Autor: Hartmut Geißler
Von 887 bis 899 herrschte im Ostfrankereich König Arnolf, ein Enkel Ludwigs des Deutschen (von 896 bis 899 auch "Kaiser"). Von ihm sind drei Urkunden, die Ingelheim betreffen, überliefert:
1. Am 21. November 889 wurde dem Bistum Würzburg in einer Frankfurter Urkunde Arnolfs der Zehnte von St. Remigius in Ingelheim und einiger anderer Kirchen bestätigt, und zwar nach den von Karl dem Großen, Ludwig dem Frommen und Ludwig dem Deutschen verliehenen Urkunden.
("basilicam in villa Neristein (Nierstein) in honore sanctae Mariae et aeclesiam in villa Ingulunheim in honore sancti Remigii et aeclesiam in villa Crucinaha (Kreuznach) dicatam in honore sancti Martyni" … die Basilika im Hofgut Nierstein zu Ehren der hl. Maria und die Kirche im Hofgut Ingelheim zu Ehren des hl. Remigius und die Kirche im Hofgut Kreuznach, die zu Ehren des hl. Martin geweiht ist...)
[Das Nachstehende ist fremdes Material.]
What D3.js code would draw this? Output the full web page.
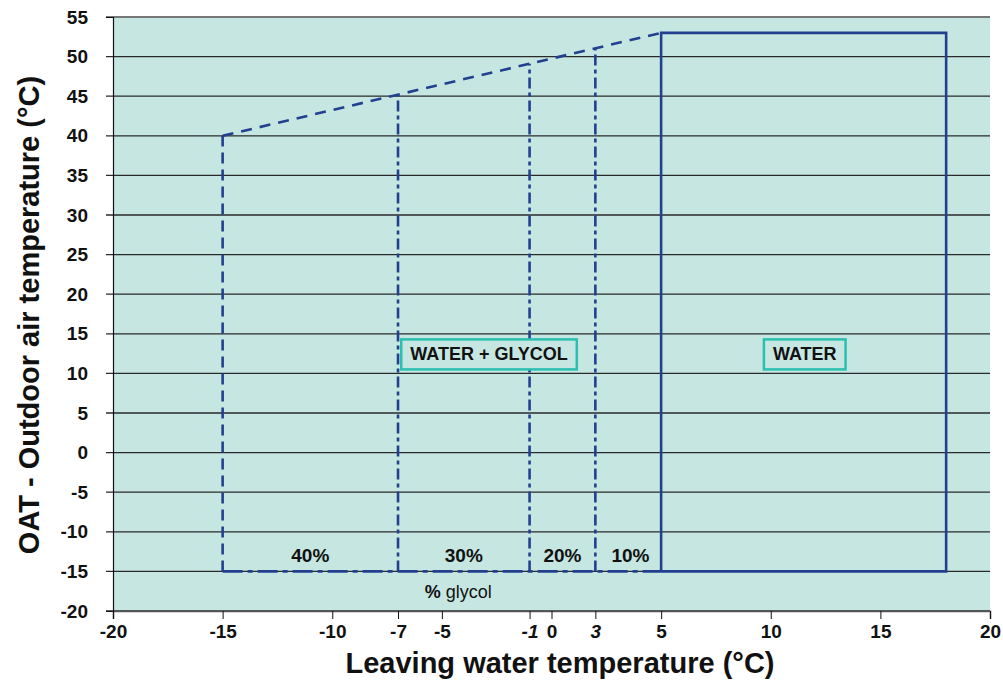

Ortsbezeichnung im Text: "in villa Ingulunheim" - im Hofgut Ingelheim
und im Eschatokoll: "actum ad Franchonofurt" - verhandelt in Frankfurt
2. Am 11. Februar 893 … „schenkt (Arnolf) dem Kloster St. Maximin zu Trier auf Bitte seines lieben Erzbischofs Hatho 20 genannte Orte … sammt einer Kapelle zu Mainz für den Lebensbedarf der Brüder mit der Bestimmung, dass sie davon weder dem König noch dem Inhaber der Abtei einen Dienst ausser den üblichen Geschenken zu leisten haben und berechtigt sie, einen eigenen Verwalter (super ipsas res prepositum) zu bestellen und, wenn er sein Amt schlecht erfülle, abzusetzen ...” (Regesta Imperii, 1882)
Ihr Eschatokoll lautet: "actum Ingilinheim curte regali" - verhandelt in Ingelheim am Königshof.
Vom 21. Juni (897) stammt wahrscheinlich eine dritte Urkunde, in der Arnolf allen Großen verbietet, die Vasallen des Abtes von Korvei zur Heerfahrt oder anderen Leistungen zu zwingen (MGH DD Arn. Nr. 155, S. 236).
Deren Eschatokoll nennt als Ort "ad Ingulunheim".
In der ersten Urkunde wurde also Ingelheim als Ort der Kirche "villa" genannt, während der Ort der Verhandlung nur mit dem Ortsnamen Frankfurt ohne weiteren Zusatz angegeben wurde. In der zweiten wurde Ingelheim als Ort der Verhandlung mit "curtis regalis" bezeichnet und in der dritten wiederum der bloße Ortsname verwendet, aber nirgendwo "palatium".
In der Tat schwanken die Eschatokolle aller 176 erhaltenen Urkunden Arnolfs in der Edition von Kehl 1940 (MGH DD Arn) bei der Form der Ortsangaben prinzipiell zwischen drei Versionen:
a) mit "palatio regio/regali/nostro"
b) mit "curte regali/regia/dominicali"
c) nur mit dem Ortsnamen (zu 83%!)
d) Außerdem kommen noch Sonderformen vor wie "actum ad monasterium sancti Floriani martiris Christi" - verhandelt im Kloster Sankt Florian oder "actum iuxta Mosam fluvium" - verhandelt neben dem Fluss Maas. Und bei einer ungeschickten Fälschung: "actum Forcheim coram multis principibus" - verhandelt in Forchheim vor vielen Fürsten.
Es wird zwar "palatium" bei den relativ meisten Frankfurter Eschatokollen verwendet (insgesamt aber nur bei 5 von 31), jedoch kann man nicht daraus folgern, dass diese von Arnolf am meisten benutzte Pfalz allein als "Palatium" angesehen wurde, denn diese Bezeichnung kommt auch je einmal bei Forchheim und bei Regensburg vor, während die Mehrzahl der Frankfurter Urkunden nur den Ortsnamen (18) verwendet oder aber Frankfurt als "curtis regia" (8 von 31, also mehr als bei palatium) bezeichnet. Palatium wird außerdem noch einmal bei der Verteilung von Abgaben verwendet, dass nämlich die Hälfte an die Staatskasse fließen sollte ("medietatem camerae palatii nostri" - die Hälfte an die Finanzkammer unseres Hofes, Nr. 140, S. 211), also institutionell, nicht als Gebäude. Es ist zu vermuten, dass die Form der Eschatokolle von den zufällig benutzten Vorlagen abhing.